▶ **Data lines**:

[start]

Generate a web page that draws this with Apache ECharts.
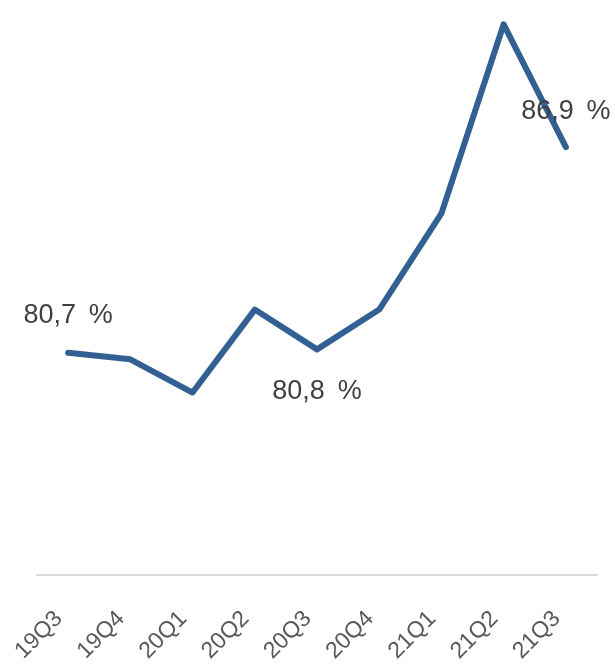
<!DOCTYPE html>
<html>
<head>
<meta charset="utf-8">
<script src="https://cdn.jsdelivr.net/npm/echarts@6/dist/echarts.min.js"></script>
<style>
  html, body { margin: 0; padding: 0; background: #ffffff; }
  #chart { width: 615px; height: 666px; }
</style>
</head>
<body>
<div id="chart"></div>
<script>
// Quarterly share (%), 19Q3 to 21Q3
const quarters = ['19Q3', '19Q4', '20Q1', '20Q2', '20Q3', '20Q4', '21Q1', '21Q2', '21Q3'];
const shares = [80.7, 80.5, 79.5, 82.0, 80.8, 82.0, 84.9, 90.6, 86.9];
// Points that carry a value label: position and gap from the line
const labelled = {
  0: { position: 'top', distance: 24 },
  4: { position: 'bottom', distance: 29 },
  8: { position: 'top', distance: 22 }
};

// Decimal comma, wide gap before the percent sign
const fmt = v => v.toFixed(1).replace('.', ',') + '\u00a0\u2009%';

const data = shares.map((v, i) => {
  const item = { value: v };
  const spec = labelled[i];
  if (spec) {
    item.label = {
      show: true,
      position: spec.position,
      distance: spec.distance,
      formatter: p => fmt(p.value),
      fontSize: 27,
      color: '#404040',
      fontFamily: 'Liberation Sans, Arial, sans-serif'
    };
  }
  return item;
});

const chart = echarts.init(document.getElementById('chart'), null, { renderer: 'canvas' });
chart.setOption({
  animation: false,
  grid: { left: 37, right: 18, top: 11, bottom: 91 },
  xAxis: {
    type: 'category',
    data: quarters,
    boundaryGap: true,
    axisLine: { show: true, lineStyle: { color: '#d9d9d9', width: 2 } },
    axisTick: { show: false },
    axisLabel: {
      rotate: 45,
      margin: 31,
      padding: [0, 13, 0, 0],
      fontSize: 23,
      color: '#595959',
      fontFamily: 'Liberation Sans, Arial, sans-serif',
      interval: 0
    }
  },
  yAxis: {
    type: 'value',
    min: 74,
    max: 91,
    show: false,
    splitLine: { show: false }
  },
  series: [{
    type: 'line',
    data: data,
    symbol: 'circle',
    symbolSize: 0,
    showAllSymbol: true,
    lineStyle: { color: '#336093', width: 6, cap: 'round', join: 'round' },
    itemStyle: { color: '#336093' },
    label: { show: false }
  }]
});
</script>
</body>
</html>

[end]

▶ **Exercise brief**:
Transcribe the full listing character for character. Pictures are excluded.

▶ **Problem solution**:
Generate a web page that draws this with Apache ECharts.
<!DOCTYPE html>
<html>
<head>
<meta charset="utf-8">
<script src="https://cdn.jsdelivr.net/npm/echarts@6/dist/echarts.min.js"></script>
<style>
  html, body { margin: 0; padding: 0; background: #ffffff; }
  #chart { width: 615px; height: 666px; }
</style>
</head>
<body>
<div id="chart"></div>
<script>
// Quarterly share (%), 19Q3 to 21Q3
const quarters = ['19Q3', '19Q4', '20Q1', '20Q2', '20Q3', '20Q4', '21Q1', '21Q2', '21Q3'];
const shares = [80.7, 80.5, 79.5, 82.0, 80.8, 82.0, 84.9, 90.6, 86.9];
// Points that carry a value label: position and gap from the line
const labelled = {
  0: { position: 'top', distance: 24 },
  4: { position: 'bottom', distance: 29 },
  8: { position: 'top', distance: 22 }
};

// Decimal comma, wide gap before the percent sign
const fmt = v => v.toFixed(1).replace('.', ',') + '\u00a0\u2009%';

const data = shares.map((v, i) => {
  const item = { value: v };
  const spec = labelled[i];
  if (spec) {
    item.label = {
      show: true,
      position: spec.position,
      distance: spec.distance,
      formatter: p => fmt(p.value),
      fontSize: 27,
      color: '#404040',
      fontFamily: 'Liberation Sans, Arial, sans-serif'
    };
  }
  return item;
});

const chart = echarts.init(document.getElementById('chart'), null, { renderer: 'canvas' });
chart.setOption({
  animation: false,
  grid: { left: 37, right: 18, top: 11, bottom: 91 },
  xAxis: {
    type: 'category',
    data: quarters,
    boundaryGap: true,
    axisLine: { show: true, lineStyle: { color: '#d9d9d9', width: 2 } },
    axisTick: { show: false },
    axisLabel: {
      rotate: 45,
      margin: 31,
      padding: [0, 13, 0, 0],
      fontSize: 23,
      color: '#595959',
      fontFamily: 'Liberation Sans, Arial, sans-serif',
      interval: 0
    }
  },
  yAxis: {
    type: 'value',
    min: 74,
    max: 91,
    show: false,
    splitLine: { show: false }
  },
  series: [{
    type: 'line',
    data: data,
    symbol: 'circle',
    symbolSize: 0,
    showAllSymbol: true,
    lineStyle: { color: '#336093', width: 6, cap: 'round', join: 'round' },
    itemStyle: { color: '#336093' },
    label: { show: false }
  }]
});
</script>
</body>
</html>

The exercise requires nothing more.